My reflection didn't last long, a class was arriving for the Aufguss ritual. I went to the restaurant upstairs and ate French toast with an Americano.
That night I went to Metrograph to watch La Captive (2000), Chantal Akerman’s adaptation of Proust’s La Prionnière. The opening shot of crashing waves transitions to Sinon watching home movies of young women playing on the shore. One of the women is Ariane, his dissociated lover. The two live in Simon’s grandmother’s apartment, with separate beds and baths. The latter they perform simultaneously, talking to the other through a frosted glass window. Now and then Simon invites Ariane into his room for some juvenile fondling. Simon is plagued by the question, “What goes on between two women that doesn’t between a man and a woman?” Thus, Simon stalks Ariane as she goes to galleries and the opera. He roams Parisian streets, seeing her doppelganger and attempting to model her likeness with a prostitute only to grow impotent when allowed control. Meanwhile, Ariane seems happy to serve as a muse or lover. Ariane is comfortable as Simon’s companion while maintaining implicit lesbian relationships and female friendships. And yet, Simon’s anxiety boils over into a familiar male downfall: pushing the woman away because of pernicious self-doubt forcing her to reiterate that yes, she does love him. Simon, in all his dandyish traits and hypochondriac allergies, is a bit of a buffoon. Ariane’s story ends with a one-way swim into the evening sea. From a different storyteller, this narrative might be sadistic. In Akerman’s hands, it’s an arresting tragicomedy.

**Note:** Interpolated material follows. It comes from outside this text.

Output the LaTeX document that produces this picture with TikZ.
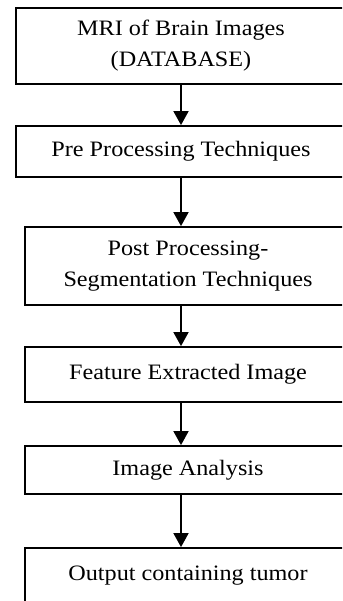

Dear reader, I have not read In Search of Lost Time Volume I (shoutout to the homies with that Franklin Library edition on their shelves), let alone Volume V! Allow me to end this newsletter with a moment of cursory research into the details about bathing in La Prisonnière. Late in the novel, the narrator reflects on the death of the author Bergotte and natural versus medical remedies, “We know that cold baths are bad for us, but we like them, so we can always find a doctor to prescribe them for us, if not to stop them from harming us.” I want to believe in remedies, even when I don’t know what I’m curing.